Chicago mayoral debate presents issues, insults

CHICAGO (AP) – Underdog mayoral candidates Edward Vrdolyak and Alderman Timothy Evans traded insults in a televised debate Tuesday night and fired barbs at front-runner Richard M. Daley, who skipped the show for a night of campaigning.

Asked at a fund-raising event whether he thought he was missing anything by refusing to join the debate, Daley responded, “No. I’ll hear reports on it.”

At a campaign stop later Tuesday night, a spokeswoman for the Democratic nominee said Daley was “too busy” to comment on the debate, the only one scheduled before the April 4 general election.

Both Evans and Vrdolyak trail far behind Daley in voter polls and campaign financing, but for much of Tuesday’s hour-long debate they focused on each other.

Vrdolyak is a white former alderman who left the Democratic Party for the GOP and Daley, also white, is the son of the legendary Chicago political boss Richard J. Daley. Evans is a black South Side alderman running as an independent.

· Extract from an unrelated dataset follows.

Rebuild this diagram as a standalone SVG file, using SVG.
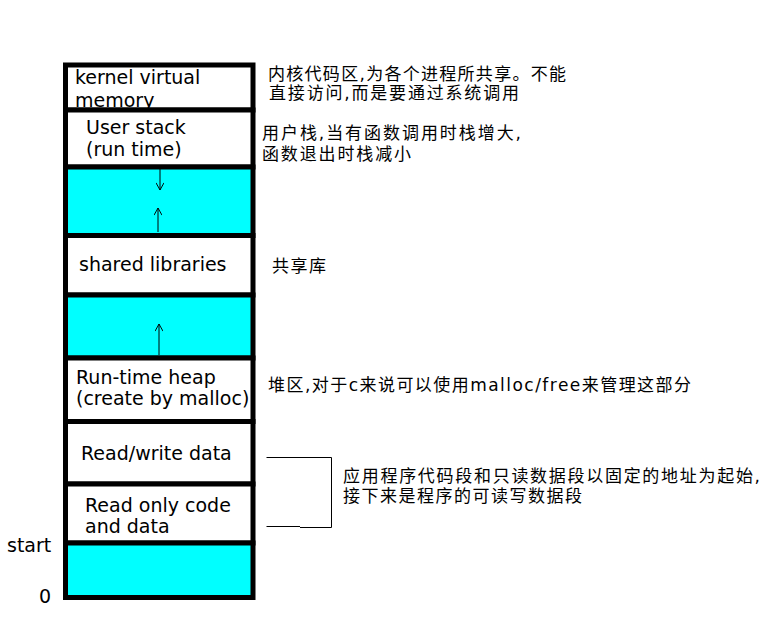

Vrdolyak fired first, saying Evans cannot win because he is black. And Vrdoylak’s entire closing statement consisted of a scathing attack on Evans, who formed the Harold Washington Party.

“… Now you face the general election. An election you cannot win. You’ve left wreckage in your wake, failure in your future,” Vrdolyak said, standing at Evans’ side behind a podium.

“Mr. Vrdolyak wouldn’t know decency if it walked right up to him,” a stunned Evans said in response before beginning his closing statement.

Vrdolyak disrupted the GOP primary by launching a blitzkrieg write-in campaign a week before the Feb. 28 primary that propelled him past the endorsed party candidate.

Most of Tuesday’s debate was an examination of issues as both candidates detailed their positions on housing, transportation, education and energy, recycling and urban development.

Daley’s absence was mentioned only briefly by the candidates, but afterwards both said they thought he had hurt his campaign by refusing to attend.

“I think Daley was diminished,” Vrdoylak said.

“He cheated the public and the public will remember that,” Evans added.

Evans unfavorably compared Daley earlier in the debate to his late father, who institutionalized machine politics.

“Our city has tasted reform and now faces the real possibility of the scandalous return to machine politics,” Evans said in his opening statement. He added he is the only candidate who can continue the reforms begun by Washington, the city’s first black mayor who died of a heart attack in November 1987 shortly after winning a second term.

But Vrdolyak, Washington’s nemesis in the City Council, said only he or Daley could win, because they are white in a city where the voting population is about 49 percent white against 42 percent black.